- _Information supplied_
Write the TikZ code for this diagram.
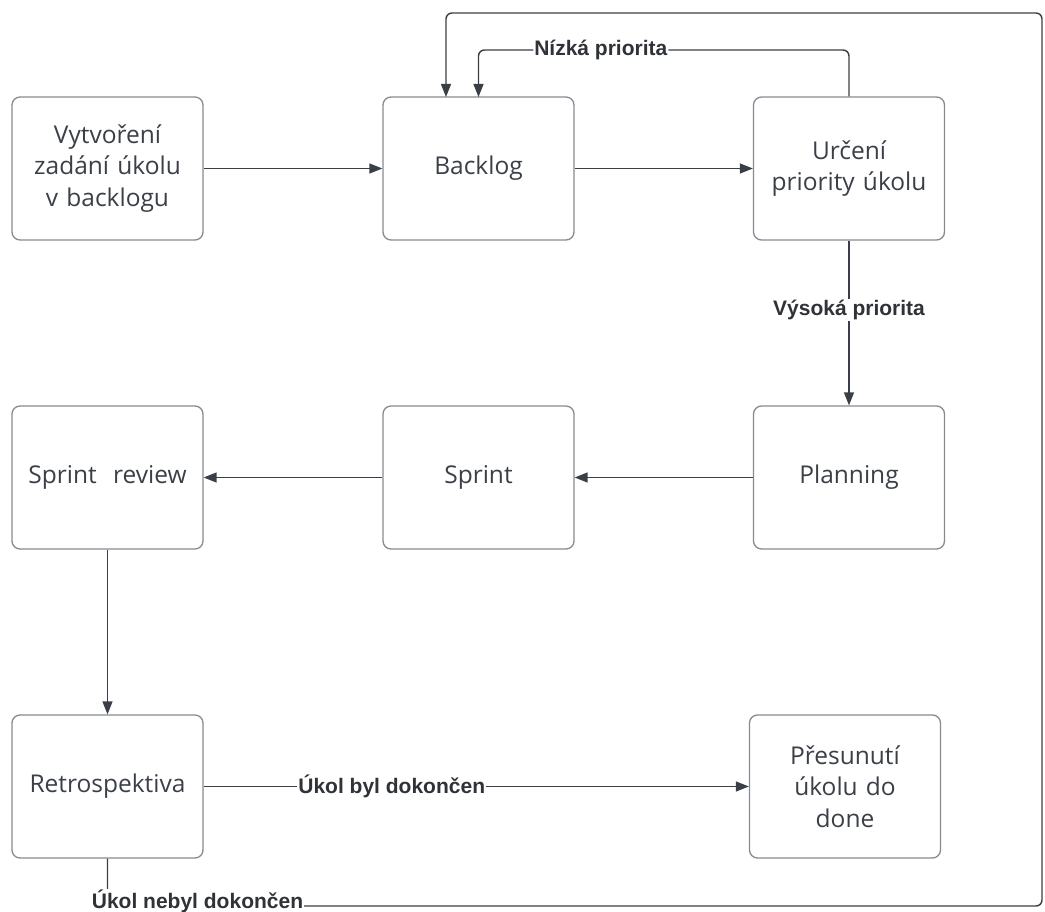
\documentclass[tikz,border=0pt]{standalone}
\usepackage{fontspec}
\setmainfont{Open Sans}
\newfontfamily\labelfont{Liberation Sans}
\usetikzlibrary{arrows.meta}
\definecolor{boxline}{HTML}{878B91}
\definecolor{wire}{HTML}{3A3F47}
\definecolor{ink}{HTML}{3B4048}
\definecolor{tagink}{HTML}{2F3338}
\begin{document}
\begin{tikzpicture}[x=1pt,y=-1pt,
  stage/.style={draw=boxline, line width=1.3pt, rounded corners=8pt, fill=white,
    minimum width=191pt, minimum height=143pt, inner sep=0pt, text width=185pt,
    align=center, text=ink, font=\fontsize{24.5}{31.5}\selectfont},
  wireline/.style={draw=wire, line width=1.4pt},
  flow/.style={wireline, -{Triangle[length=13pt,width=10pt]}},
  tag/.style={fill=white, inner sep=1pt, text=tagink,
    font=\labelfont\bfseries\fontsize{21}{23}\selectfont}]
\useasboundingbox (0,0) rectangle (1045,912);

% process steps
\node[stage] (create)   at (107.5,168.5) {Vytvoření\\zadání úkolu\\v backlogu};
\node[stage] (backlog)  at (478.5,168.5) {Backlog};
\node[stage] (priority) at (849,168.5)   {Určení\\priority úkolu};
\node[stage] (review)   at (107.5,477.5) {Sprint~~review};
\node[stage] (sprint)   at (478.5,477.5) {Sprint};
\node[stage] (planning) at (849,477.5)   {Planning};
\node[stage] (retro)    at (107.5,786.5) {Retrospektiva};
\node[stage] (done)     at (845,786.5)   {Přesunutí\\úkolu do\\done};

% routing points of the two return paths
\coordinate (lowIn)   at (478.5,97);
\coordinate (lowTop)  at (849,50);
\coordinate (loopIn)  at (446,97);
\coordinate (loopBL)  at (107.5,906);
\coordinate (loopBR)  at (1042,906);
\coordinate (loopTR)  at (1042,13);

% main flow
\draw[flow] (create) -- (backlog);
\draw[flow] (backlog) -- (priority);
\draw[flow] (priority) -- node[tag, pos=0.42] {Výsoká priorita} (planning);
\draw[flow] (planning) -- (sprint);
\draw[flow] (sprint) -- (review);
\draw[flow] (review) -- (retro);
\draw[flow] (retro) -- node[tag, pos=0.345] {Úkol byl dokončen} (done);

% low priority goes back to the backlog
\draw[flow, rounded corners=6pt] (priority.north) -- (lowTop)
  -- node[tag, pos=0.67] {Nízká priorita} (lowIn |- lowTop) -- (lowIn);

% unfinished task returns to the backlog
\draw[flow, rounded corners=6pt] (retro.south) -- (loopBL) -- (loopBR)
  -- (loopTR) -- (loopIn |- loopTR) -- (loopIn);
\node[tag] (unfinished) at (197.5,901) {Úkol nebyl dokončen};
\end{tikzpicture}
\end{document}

- _What you are asked to do_
Make an exact copy of the listing above. Do not include the pictures.

- _Written solution_
Write the TikZ code for this diagram.
\documentclass[tikz,border=0pt]{standalone}
\usepackage{fontspec}
\setmainfont{Open Sans}
\newfontfamily\labelfont{Liberation Sans}
\usetikzlibrary{arrows.meta}
\definecolor{boxline}{HTML}{878B91}
\definecolor{wire}{HTML}{3A3F47}
\definecolor{ink}{HTML}{3B4048}
\definecolor{tagink}{HTML}{2F3338}
\begin{document}
\begin{tikzpicture}[x=1pt,y=-1pt,
  stage/.style={draw=boxline, line width=1.3pt, rounded corners=8pt, fill=white,
    minimum width=191pt, minimum height=143pt, inner sep=0pt, text width=185pt,
    align=center, text=ink, font=\fontsize{24.5}{31.5}\selectfont},
  wireline/.style={draw=wire, line width=1.4pt},
  flow/.style={wireline, -{Triangle[length=13pt,width=10pt]}},
  tag/.style={fill=white, inner sep=1pt, text=tagink,
    font=\labelfont\bfseries\fontsize{21}{23}\selectfont}]
\useasboundingbox (0,0) rectangle (1045,912);

% process steps
\node[stage] (create)   at (107.5,168.5) {Vytvoření\\zadání úkolu\\v backlogu};
\node[stage] (backlog)  at (478.5,168.5) {Backlog};
\node[stage] (priority) at (849,168.5)   {Určení\\priority úkolu};
\node[stage] (review)   at (107.5,477.5) {Sprint~~review};
\node[stage] (sprint)   at (478.5,477.5) {Sprint};
\node[stage] (planning) at (849,477.5)   {Planning};
\node[stage] (retro)    at (107.5,786.5) {Retrospektiva};
\node[stage] (done)     at (845,786.5)   {Přesunutí\\úkolu do\\done};

% routing points of the two return paths
\coordinate (lowIn)   at (478.5,97);
\coordinate (lowTop)  at (849,50);
\coordinate (loopIn)  at (446,97);
\coordinate (loopBL)  at (107.5,906);
\coordinate (loopBR)  at (1042,906);
\coordinate (loopTR)  at (1042,13);

% main flow
\draw[flow] (create) -- (backlog);
\draw[flow] (backlog) -- (priority);
\draw[flow] (priority) -- node[tag, pos=0.42] {Výsoká priorita} (planning);
\draw[flow] (planning) -- (sprint);
\draw[flow] (sprint) -- (review);
\draw[flow] (review) -- (retro);
\draw[flow] (retro) -- node[tag, pos=0.345] {Úkol byl dokončen} (done);

% low priority goes back to the backlog
\draw[flow, rounded corners=6pt] (priority.north) -- (lowTop)
  -- node[tag, pos=0.67] {Nízká priorita} (lowIn |- lowTop) -- (lowIn);

% unfinished task returns to the backlog
\draw[flow, rounded corners=6pt] (retro.south) -- (loopBL) -- (loopBR)
  -- (loopTR) -- (loopIn |- loopTR) -- (loopIn);
\node[tag] (unfinished) at (197.5,901) {Úkol nebyl dokončen};
\end{tikzpicture}
\end{document}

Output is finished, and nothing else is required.